Living in a picture perfect world

We’ve seen it before. We’ve done it before, but often, we never really think about it.

Neither did I, until that one time I was hanging out with my roommate, and his friends started laughing at what I took to be nothing in particular.

Ever since I came to college four years ago, I’ve slowly noticed somewhat of a trend. Conversations and pictures have become much more closely linked. Sometimes, you can’t have one without the other.

opinion

I can’t even begin to count how many conversations about selfies, Snapchat photos and funny pictures on someone’s phone I’ve heard—and, in some cases, been a part of—during the past couple of years. In some respects, conversations about “that funny picture on her wall” or “dude, look at Matt’s profile picture” were a completely different territory to me when I first started to notice it. Rather than being outright afraid of it, I was simply frustrated that I couldn’t contribute to the conversation or provide insight on the situation.

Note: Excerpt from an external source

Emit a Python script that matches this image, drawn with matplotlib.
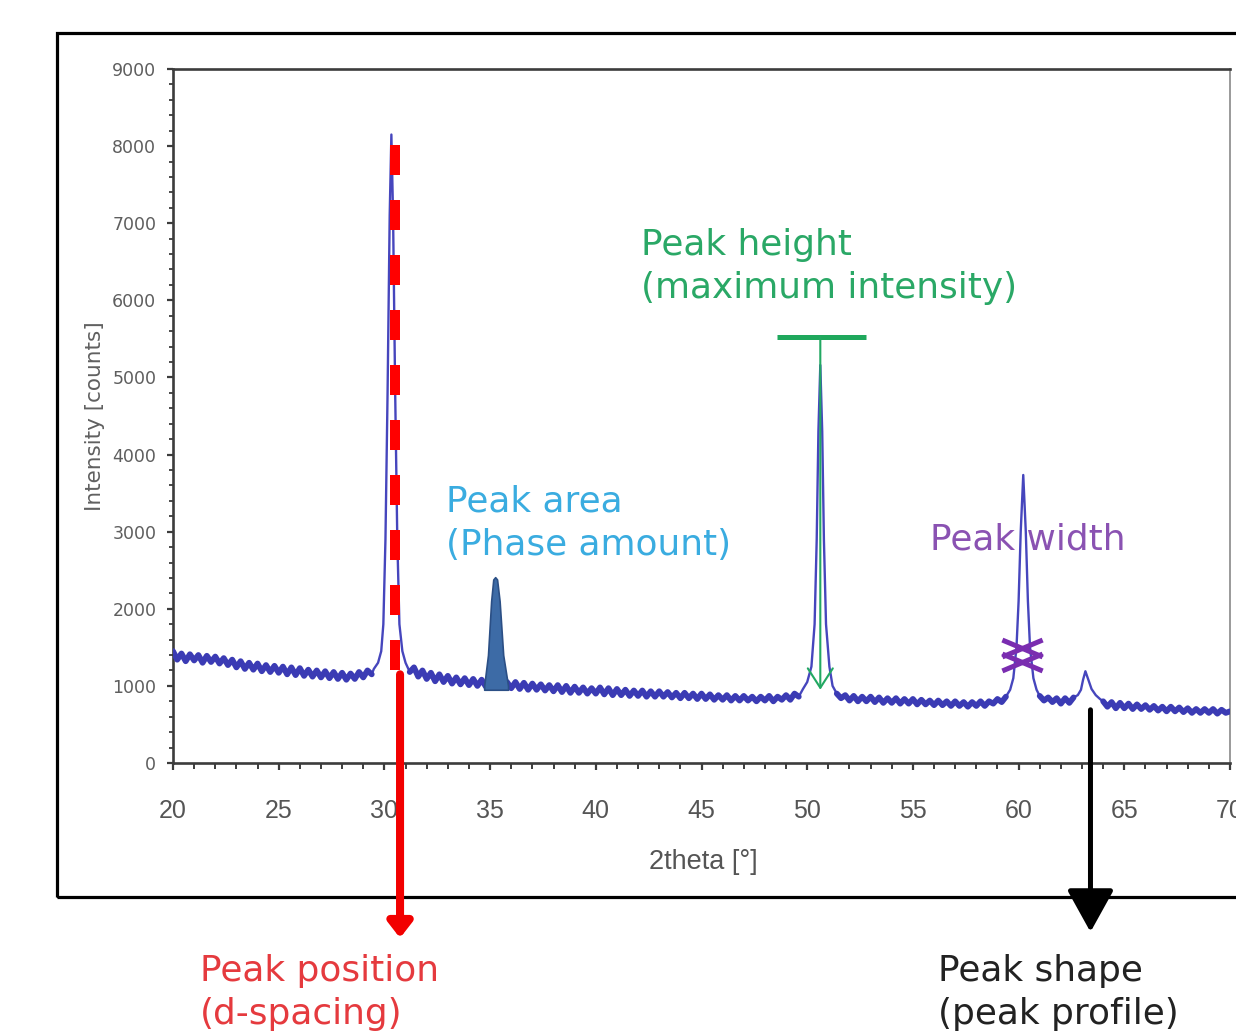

If a picture is worth a thousand words, then I’m pretty sure the average Facebook timeline could write several novels. Within the first couple of years of activating a Facebook account, I noticed pages upon pages of statuses with interesting quotes, hilarious stories, witty encounters and the occasional song lyrics. Today, much of that has given way to a virtual mosaic of tagged photos, mobile uploads and changed profile pictures. While I understand that social media platforms such as Instagram and Pinterest play a huge part in this change, I can’t help but miss the colorful statuses that I saw when I was a freshman. Needless to say, Facebook has gradually lost a bit of its value over the years.

It’s not just conversations and the social scene that’s covered in images from wall to wall. Advertisements are relying more on what you see than what you hear. Pop music artists are well-known for their glamorous music videos. I’ve heard of signs that look like veritable instructional Mona Lisas. Even important documents are turning into giant screenshots. It wouldn’t surprise me if hieroglyphics made a dramatic reappearance one day.

Now here’s the surprising part—I really don’t care, or more appropriately, I’ve decided not to care. It used to bother me that I couldn’t understand what everybody else was seeing. Sometimes, I was convinced that my “visual ineptitude” set me back an incredibly long way. If they started talking about it for minutes on end, I was inclined to ask what they were looking at, thus forcing everyone and their mothers to try and describe it in their own words. But if they don’t know what to say, I’m just wasting their time. If I have to ask, I’m not supposed to know. It’s as simple as that.

At the end of the day, all that agonizing over silly selfies and pointless pictures was, well, silly and pointless. I’ve decided to look at the world through my own perceptions rather than those forged by other people. Besides, I can’t spend the rest of my life hating the things I can’t control, now can I? Ours is a visual world; we all have to adapt—and I’m no exception.